Él gritaba y yo gritaba con él.

Era un grito tribal, de compañeros, de euforia desmedida. Era un salto pectoral al vacío.

La noche caía a un ritmo vertiginoso. Empezó con un chaparrón veraniego sin piedad, pero poco a poco, los nubarrones se fueron y dieron paso a las estrellas. Esa noche estival fue una rotura que arrebató a mis demonios todo su poder.

No me daba miedo ser yo, todo lo que se puede ser con quince años. Con esa falsa autoestima, que algunos disfrazaban con ropa de marca, de perfumes caros y de chulerías baratas. Harto estaba de ver hasta en mis sueños, jerséis monocromáticos, saludos aliñados de testosterona y risas sordas de pasillo.

Y aún con ese hartazgo, buscando como encajar en ese binarismo criminal, me corroía la envidia por todas las arterias. Pensaba que esos chismorreos de grupo, esos besos robados al terminar la clase y esas miradas pícaras de tonteo adolescente no estaban diseñadas para alguien como yo.

Y así era.

Fue mucho el tiempo en el que yo pensé que esos placeres tan sencillos y a la vez tan complejos, jamás llegarían a mis entrañas, que eran un placer reservado para la gente guapa, popular y con cierto nivel adquisitivo. Ese deseo primitivo, animal y tierno a parte iguales no me rozaría nunca y con ese convencimiento, me iba a dormir todas las noches.

Ante esa rotura degenerada, me refugié como si fuera un paraguas, a los mundos literarios. Allí dentro daba igual como yo fuera, lo que pensara y lo que sentía, si llevaba o no pendientes, si hablaba fuerte o bajito e importaba una mierda si no me gustaba el rosa ni las faldas. Esa era mi casa y durante muchas tardes, las únicas amigas que sabía con certeza, que no me traicionarían jamás.

No obstante, con el tiempo y ya fuera de esa inocencia entrañable, descubrí que el amor, de incondicional, no tiene nada. Está lleno de normas y de cláusulas visibles e invisibles.

Respiro.

Pienso que, si ahora he descubierto parte de la dinámica del amor, es porque lo he vivido; que ha ocurrido eso que jamás pensé que pasaría.

Lo veo cuando llego el lunes a trabajar y mis compañeras me preguntan qué tal el fin de semana. Lo oigo y me estremezco cuando una amiga me llama diciéndome “¿Puedes hablar?” y ahí ya sé que algo va mal. Se congela mi mundo.
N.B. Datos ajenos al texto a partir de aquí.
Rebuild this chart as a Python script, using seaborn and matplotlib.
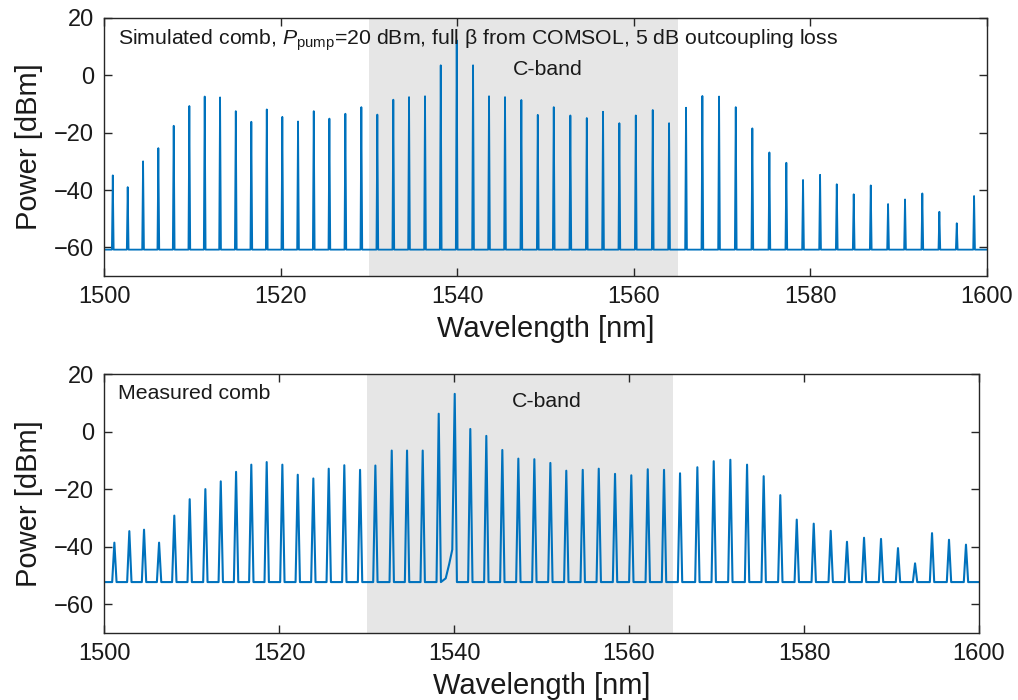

Pospongo todo lo que estoy haciendo y mientras me fumo un cigarro me entrego a las palabras de la persona que está al otro lado, con mis cinco sentidos y el sexto, ese que hay en las amistades importantes. El sexto sentido consiste en mimar y acompañar, pero diciendo lo que unx piensa, sin tarros de azúcar de por medio. Parece tan evidente como difícil de encontrar.

Amor, es cuando mi madre corrige mi pronombre cuando llamo a casa antes que yo se lo pida, es cuando mi hermana me dice que, en parte, he sido su referente. Lo veo, haciendo la cena mano a mano con mi pareja mientras bailamos. Amor es mi circulo transitando conmigo como un bloque de hormigón. Es acordarte que hoy tu amiga, por lo que fuera tenía un día duro. Es un “¿Estás bien?” a las cuatro de la tarde y un “Me tienes aquí si me necesitas “a cualquier hora.

Lo siento en una caricia amable de una amante. Es un “buen trabajo” de tu jefa y un “Muchas gracias” cuando ayudas a una persona mayor.

Me equivocaba y en estos casos, errar es una victoria hermosa.

Al Lau de 15 años, le diría que esté tranquilo, que la vida lo va a sorprender y que, por suerte, aunque sea a pasos de vals vienés, el mundo está cambiando.

Ahora, las noches no me dan miedo, ni durante el día tengo que preguntarme que es lo que estoy haciendo tan mal. Miro a mi alrededor y sonrío al pensar en estas personas que tanto me aman.

Ojalá todas las personas vivieran cinco minutos lo que yo siento cuando estoy con ellas; debería ser algo que fuera extensible a todas las almas del mundo.